Gegen "Urwald": Anwohner äußert eigene Wünsche

Eine gepflegte Parkanlage, angebunden an das Gelände an der Langenfeldstraße, dagegen hätte sich Jürgen Lübeck gewünscht. Von der Bachaue, dieser „angelegten Wildnis“, ist der Anwohner gar „nicht begeistert“. Zwar sei er froh, dass das Gebäude weg ist. Und dennoch: „Die haben hier ewig gebuddelt, aber es ist nicht wirklich was draus geworden. Das hier hat keinen Erholungswert“, wirft er einen kritischen Blick über Flora und Fauna. „Schrecklich. Jeden Tag haben wir dieses Chaos vor Augen“, spricht er, laut eigener Aussage, auch für die anderen Anwohner.
Umweltdezernent Peter Vermeulen erklärt: Als die Stadt Eigentümer des Geländes wurde, habe es natürlich Pläne gegeben, eine gepflegte Anlage zu gestalten. Aber: „Die Stadt war zu dieser Zeit im Nothaushalt, es fehlten die finanziellen Mitteln.“ Insofern war die renaturierte Bachaue der beste Kompromiss - sowohl aus wirtschaftlicher Sicht als auch im Hinblick auf den ökologischen Mehrwert. Langfristiges Ziel: eine „naturnahe Entwicklung“, die weitestgehend sich selbst überlassen werden kann.
Allerdings: Wenn der Landschaftsplan geändert ist - und das soll voraussichtlich noch in diesem Jahr passieren -, hat die Stadt auch ein Planungsrecht. Und dann kann zumindest an eine Anbindung an die dahinter gelegene Wiese und Parkanlage nachgedacht werden.

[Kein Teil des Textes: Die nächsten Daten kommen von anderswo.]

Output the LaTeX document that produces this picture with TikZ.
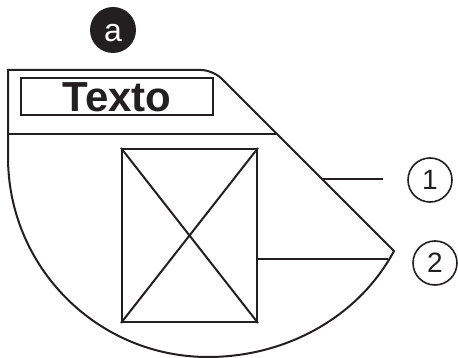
\documentclass[tikz,border=0pt]{standalone}
\usepackage{fontspec}
\setmainfont{Liberation Sans}
\usepackage{tikz}
\definecolor{ink}{HTML}{231F20}
\tikzset{
  frame/.style={draw=ink, line width=2pt, line join=miter},
  lead/.style={draw=ink, line width=2pt},
  tag/.style={circle, fill=ink, text=white, minimum size=46pt, inner sep=0pt,
              font=\fontsize{32}{32}\selectfont, text height=24pt, text depth=0pt},
  num/.style={circle, draw=ink, line width=1.6pt, minimum size=44pt, inner sep=0pt,
              font=\fontsize{28}{28}\selectfont, text=ink},
  titlebox/.style={draw=ink, line width=1.8pt, minimum width=192pt, minimum height=37pt, inner sep=0pt,
                   font=\fontsize{42}{42}\selectfont\bfseries, text=ink, text height=30.5pt, text depth=0pt},
  imgbox/.style={draw=ink, line width=2pt, minimum width=135pt, minimum height=173pt, inner sep=0pt}
}

\begin{document}
\begin{tikzpicture}[x=1pt, y=-1pt]
\useasboundingbox (0,0) rectangle (458,358);
% outline of the screen
\coordinate (crn) at (213,70); \coordinate (tip) at (394,251);
\draw[frame] (8,157) -- (8,70) [rounded corners=12pt]-- (crn) [sharp corners]-- (tip)
  .. controls (358,318) and (285,357) .. (208,357) arc[start angle=90, end angle=180, radius=200] -- cycle;
\coordinate (d0) at (8,134); \coordinate (d1) at (277,134);
\draw[lead] (d0) -- (d1);
% header and picture
\node[tag] (a) at (113,30) {a};
\node[titlebox] (title) at (117,96.5) {Texto};
\node[imgbox] (img) at (189.5,235.5) {};
\draw[lead] (img.north west) -- (img.south east) (img.north east) -- (img.south west);
% callouts
\node[num] (n1) at (430,180) {1};
\node[num] (n2) at (435,263) {2};
\coordinate (s1) at (322,179); \coordinate (e1) at (383,179); \coordinate (s2) at (388,259);
\draw[lead] (s1) -- (e1); \draw[lead] (img.east |- s2) -- (s2);
\end{tikzpicture}
\end{document}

Betreten ausdrücklich erlaubt

Das Landschaftsschutzgebiet darf - im Gegensatz zu Naturschutzgebieten - gern betreten und erkundet werden. Das Gelände ist allen frei zugänglich, selbst Hunde sind erlaubt. Das zeige, so Landschaftsarchitekt Gerald Angstmann, dass sich die Menschen die Aue auch wieder zurückerobern könnten.